• **Exercise**: Below is some material; set it all down exactly, apart from the pictures.

____

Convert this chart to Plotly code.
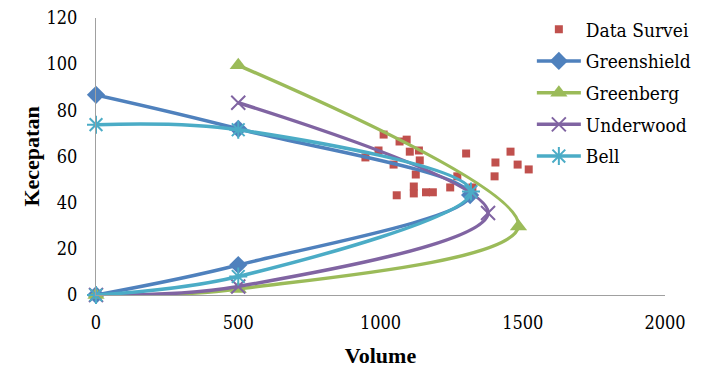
import plotly.graph_objects as go

# Survey data (Data Survei)
survey_volume = [1011, 1067, 1092, 993, 947, 1103, 1135, 1138, 1046, 1124, 1057,
                 1117, 1117, 1160, 1184, 1245, 1270, 1301, 1404, 1401, 1457, 1482,
                 1521, 1323]
survey_speed = [69.5, 66.5, 67.3, 62.6, 59.6, 62.1, 62.6, 58.3, 56.5, 52.2, 43.2,
                47.0, 44.0, 44.5, 44.5, 46.6, 51.4, 61.3, 57.4, 51.4, 62.1, 56.5,
                54.4, 46.6]

# Model curves (volume, speed)
greenshield_volume = [0, 500, 1315, 500, 0]
greenshield_speed = [86.7, 72.0, 43.3, 13.0, 0.0]

greenberg_volume = [500, 1485, 500, 0]
greenberg_speed = [99.5, 29.7, 2.6, 0.0]

underwood_volume = [500, 1378, 500, 0]
underwood_speed = [83.3, 35.5, 3.7, 0.0]

bell_volume = [0, 500, 1318, 500, 0]
bell_speed = [73.8, 71.6, 44.8, 8.0, 0.0]

x_ticks = [0, 500, 1000, 1500, 2000]
y_ticks = [0, 20, 40, 60, 80, 100, 120]

FONT = "DejaVu Serif Condensed, Liberation Serif, serif"
BOLD_FONT = "Liberation Serif"
RED = "#C0504D"
BLUE = "#4F81BD"
GREEN = "#9BBB59"
PURPLE = "#8064A2"
CYAN = "#4BACC6"

fig = go.Figure()
fig.add_trace(go.Scatter(
    x=survey_volume, y=survey_speed, mode="markers", name="Data Survei",
    legendgroup="a",
    marker=dict(symbol="square", size=8, color=RED), cliponaxis=False))
fig.add_trace(go.Scatter(
    x=greenshield_volume, y=greenshield_speed, mode="lines+markers", name="Greenshield",
    legendgroup="b",
    line=dict(color=BLUE, width=3.5, shape="spline", smoothing=1),
    marker=dict(symbol="diamond", size=14, color=BLUE), cliponaxis=False))
fig.add_trace(go.Scatter(
    x=greenberg_volume, y=greenberg_speed, mode="lines+markers", name="Greenberg",
    legendgroup="c",
    line=dict(color=GREEN, width=3.5, shape="spline", smoothing=1),
    marker=dict(symbol="triangle-up", size=15, color=GREEN), cliponaxis=False))
fig.add_trace(go.Scatter(
    x=underwood_volume, y=underwood_speed, mode="lines+markers", name="Underwood",
    legendgroup="d",
    line=dict(color=PURPLE, width=3.5, shape="spline", smoothing=1),
    marker=dict(symbol="x-thin-open", size=14, color=PURPLE,
                line=dict(color=PURPLE, width=2)), cliponaxis=False))
fig.add_trace(go.Scatter(
    x=bell_volume, y=bell_speed, mode="lines+markers", name="Bell",
    legendgroup="e",
    line=dict(color=CYAN, width=3.5, shape="spline", smoothing=1),
    marker=dict(symbol="asterisk-open", size=15, color=CYAN,
                line=dict(color=CYAN, width=2)), cliponaxis=False))

fig.update_layout(
    width=701, height=371,
    margin=dict(l=96, r=36, t=18, b=76, autoexpand=False),
    paper_bgcolor="white", plot_bgcolor="white",
    font=dict(family=FONT, size=19, color="black"),
    showlegend=True,
    legend=dict(x=0.766, y=0.972, xanchor="left", yanchor="top", yref="container",
                traceorder="grouped", tracegroupgap=4,
                itemwidth=44, font=dict(family=FONT, size=19),
                bgcolor="rgba(0,0,0,0)"),
    xaxis=dict(range=[0, 2000], tickvals=x_ticks, showgrid=False, zeroline=False,
               showline=True, linecolor="#A0A0A0", linewidth=1,
               ticks="outside", ticklen=11, tickcolor="rgba(0,0,0,0)",
               tickfont=dict(family=FONT, size=18),
               title=dict(text="<b>Volume</b>", font=dict(family=BOLD_FONT, size=22),
                          standoff=16)),
    yaxis=dict(range=[0, 120], tickvals=y_ticks, showgrid=False, zeroline=False,
               showline=True, linecolor="#A0A0A0", linewidth=1,
               ticks="outside", ticklen=14, tickcolor="rgba(0,0,0,0)",
               tickfont=dict(family=FONT, size=18),
               title=dict(text="<b>Kecepatan</b>", font=dict(family=BOLD_FONT, size=22),
                          standoff=0)),
)

fig.write_html("out.html")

____

• **Result for this exercise**:
Convert this chart to Plotly code.
import plotly.graph_objects as go

# Survey data (Data Survei)
survey_volume = [1011, 1067, 1092, 993, 947, 1103, 1135, 1138, 1046, 1124, 1057,
                 1117, 1117, 1160, 1184, 1245, 1270, 1301, 1404, 1401, 1457, 1482,
                 1521, 1323]
survey_speed = [69.5, 66.5, 67.3, 62.6, 59.6, 62.1, 62.6, 58.3, 56.5, 52.2, 43.2,
                47.0, 44.0, 44.5, 44.5, 46.6, 51.4, 61.3, 57.4, 51.4, 62.1, 56.5,
                54.4, 46.6]

# Model curves (volume, speed)
greenshield_volume = [0, 500, 1315, 500, 0]
greenshield_speed = [86.7, 72.0, 43.3, 13.0, 0.0]

greenberg_volume = [500, 1485, 500, 0]
greenberg_speed = [99.5, 29.7, 2.6, 0.0]

underwood_volume = [500, 1378, 500, 0]
underwood_speed = [83.3, 35.5, 3.7, 0.0]

bell_volume = [0, 500, 1318, 500, 0]
bell_speed = [73.8, 71.6, 44.8, 8.0, 0.0]

x_ticks = [0, 500, 1000, 1500, 2000]
y_ticks = [0, 20, 40, 60, 80, 100, 120]

FONT = "DejaVu Serif Condensed, Liberation Serif, serif"
BOLD_FONT = "Liberation Serif"
RED = "#C0504D"
BLUE = "#4F81BD"
GREEN = "#9BBB59"
PURPLE = "#8064A2"
CYAN = "#4BACC6"

fig = go.Figure()
fig.add_trace(go.Scatter(
    x=survey_volume, y=survey_speed, mode="markers", name="Data Survei",
    legendgroup="a",
    marker=dict(symbol="square", size=8, color=RED), cliponaxis=False))
fig.add_trace(go.Scatter(
    x=greenshield_volume, y=greenshield_speed, mode="lines+markers", name="Greenshield",
    legendgroup="b",
    line=dict(color=BLUE, width=3.5, shape="spline", smoothing=1),
    marker=dict(symbol="diamond", size=14, color=BLUE), cliponaxis=False))
fig.add_trace(go.Scatter(
    x=greenberg_volume, y=greenberg_speed, mode="lines+markers", name="Greenberg",
    legendgroup="c",
    line=dict(color=GREEN, width=3.5, shape="spline", smoothing=1),
    marker=dict(symbol="triangle-up", size=15, color=GREEN), cliponaxis=False))
fig.add_trace(go.Scatter(
    x=underwood_volume, y=underwood_speed, mode="lines+markers", name="Underwood",
    legendgroup="d",
    line=dict(color=PURPLE, width=3.5, shape="spline", smoothing=1),
    marker=dict(symbol="x-thin-open", size=14, color=PURPLE,
                line=dict(color=PURPLE, width=2)), cliponaxis=False))
fig.add_trace(go.Scatter(
    x=bell_volume, y=bell_speed, mode="lines+markers", name="Bell",
    legendgroup="e",
    line=dict(color=CYAN, width=3.5, shape="spline", smoothing=1),
    marker=dict(symbol="asterisk-open", size=15, color=CYAN,
                line=dict(color=CYAN, width=2)), cliponaxis=False))

fig.update_layout(
    width=701, height=371,
    margin=dict(l=96, r=36, t=18, b=76, autoexpand=False),
    paper_bgcolor="white", plot_bgcolor="white",
    font=dict(family=FONT, size=19, color="black"),
    showlegend=True,
    legend=dict(x=0.766, y=0.972, xanchor="left", yanchor="top", yref="container",
                traceorder="grouped", tracegroupgap=4,
                itemwidth=44, font=dict(family=FONT, size=19),
                bgcolor="rgba(0,0,0,0)"),
    xaxis=dict(range=[0, 2000], tickvals=x_ticks, showgrid=False, zeroline=False,
               showline=True, linecolor="#A0A0A0", linewidth=1,
               ticks="outside", ticklen=11, tickcolor="rgba(0,0,0,0)",
               tickfont=dict(family=FONT, size=18),
               title=dict(text="<b>Volume</b>", font=dict(family=BOLD_FONT, size=22),
                          standoff=16)),
    yaxis=dict(range=[0, 120], tickvals=y_ticks, showgrid=False, zeroline=False,
               showline=True, linecolor="#A0A0A0", linewidth=1,
               ticks="outside", ticklen=14, tickcolor="rgba(0,0,0,0)",
               tickfont=dict(family=FONT, size=18),
               title=dict(text="<b>Kecepatan</b>", font=dict(family=BOLD_FONT, size=22),
                          standoff=0)),
)

fig.write_html("out.html")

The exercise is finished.